I'm not sure I'll be refluffing wizard powers as mundane, but people will totally be swinging around Magic Colt Revolvers, and firing spell rounds. Wizards will actually see almost the whole of evocation removed from the "Cast during combat" paradigm and placed into magic items. A good bit of necromancy will as well, and I'm thinking that a lot of iconic magic is going to come from items rather than your own two hands. That said, the fact that we're going to want people to have knacks like "Trackless Step" and "Eagle Eye" as well as "Shoot the wings off a fly. In Mexico. From Canada." does mean that perhaps I do have a direction to go with AS. However, I do point out that shootouts in AS would actually be too lethal, unless everyone sucks at aiming, or is really good at dodging, in my second system post.

On Showdown at High Noon, I'm not sure what kind of non-combat rolls you're thinking of.
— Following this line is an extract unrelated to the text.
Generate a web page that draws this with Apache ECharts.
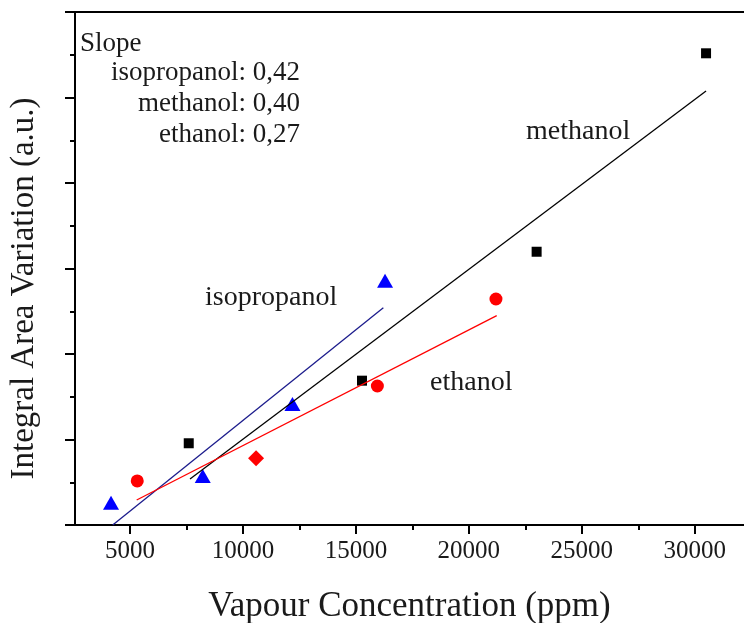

On the actual shooting, ideally it should be three rolls: a roll for quickness of draw, a roll for accuracy of shot, and a roll for damage. Ideally, a called shot won't be an auto-kill, it should be capable of doing enough damage that it will drop a character in one hit, but also enough that he may not die, or even actually go down. It's up to the party and the enemy posse what to do once one or the other participant doesn't fall after being shot (or both participants miss).
Last edited by Prak on Tue Jun 12, 2012 11:28 am, edited 1 time in total.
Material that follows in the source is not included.